Swati Pai By Swati Pai
11 Min Read

Predictive analytics supply chain deployments are delivering some of the clearest and most measurable AI returns in enterprise settings in 2026. An 18% reduction in supply chain costs is not a projection.

It is the reported outcome from multiple mid to large enterprise deployments that applied machine learning to demand forecasting, inventory positioning, and logistics routing.

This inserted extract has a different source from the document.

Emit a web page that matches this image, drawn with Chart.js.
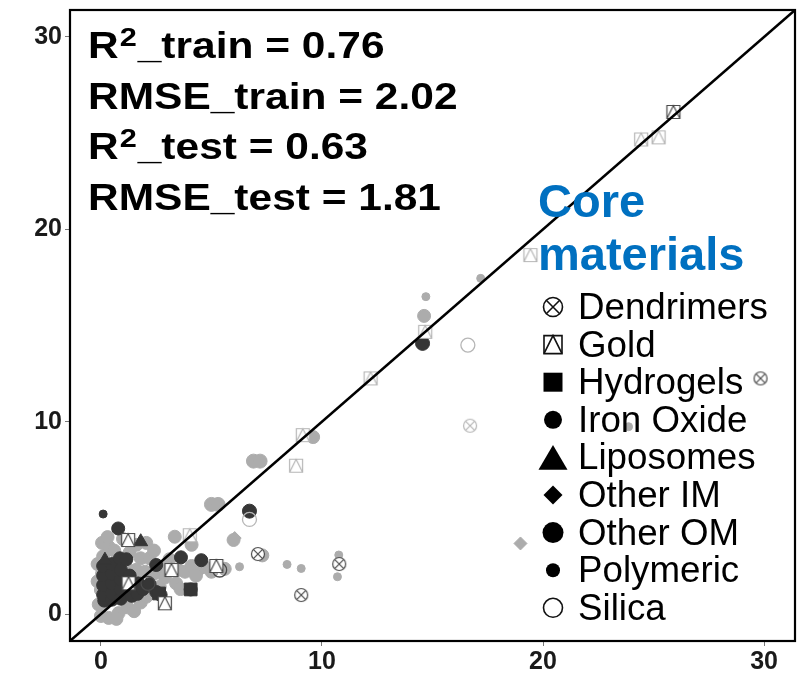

This piece explains what drove those gains and what conditions have to be present to replicate them.

Key Highlights

  • Enterprises applying predictive analytics to supply chain operations report average cost reductions of 15 to 22%
  • Demand forecasting accuracy improvements of 20 to 35% are common in the first year of deployment
  • Inventory carrying costs represent the largest single cost reduction category, typically accounting for 60% of total savings
  • A clean, integrated data layer connecting ERP, WMS, and POS systems is the most common prerequisite for success
  • Return on investment timelines range from 9 to 18 months for mid market enterprises, shorter for larger ones with scale advantages

The Problem With Traditional Supply Chain Planning

Traditional supply chain planning relies on a combination of historical sales data, seasonal adjustments, and human judgment applied through spreadsheets or legacy planning tools. The approach works well in stable demand environments. It breaks down in conditions with high volatility, short product lifecycles, or complex multitier supplier relationships.

The fundamental limitation is that legacy planning tools optimize based on the past. They do not incorporate signals from outside the enterprise: web search trends, social media sentiment, competitor pricing changes, or weather patterns that affect regional demand. Predictive analytics models do. And when those external signals matter, the forecasting accuracy gap between traditional planning and AI assisted planning becomes substantial.

Where the 18% Cost Reduction Actually Comes From

Breaking down the 18% cost reduction shows where the value concentrates. Inventory carrying costs are the largest category. Better demand forecasting means ordering closer to actual need, which reduces safety stock, lowers warehouse utilization, and cuts working capital tied up in inventory. For a $1 billion revenue manufacturer, even a 10% reduction in average inventory levels frees millions in working capital.

Transportation and logistics optimization accounts for the second largest share. Predictive routing tools that incorporate demand forecasts, weather data, and carrier performance history find more efficient shipping patterns than static routing rules. Dynamic carrier selection based on predicted cost and reliability adds incremental savings.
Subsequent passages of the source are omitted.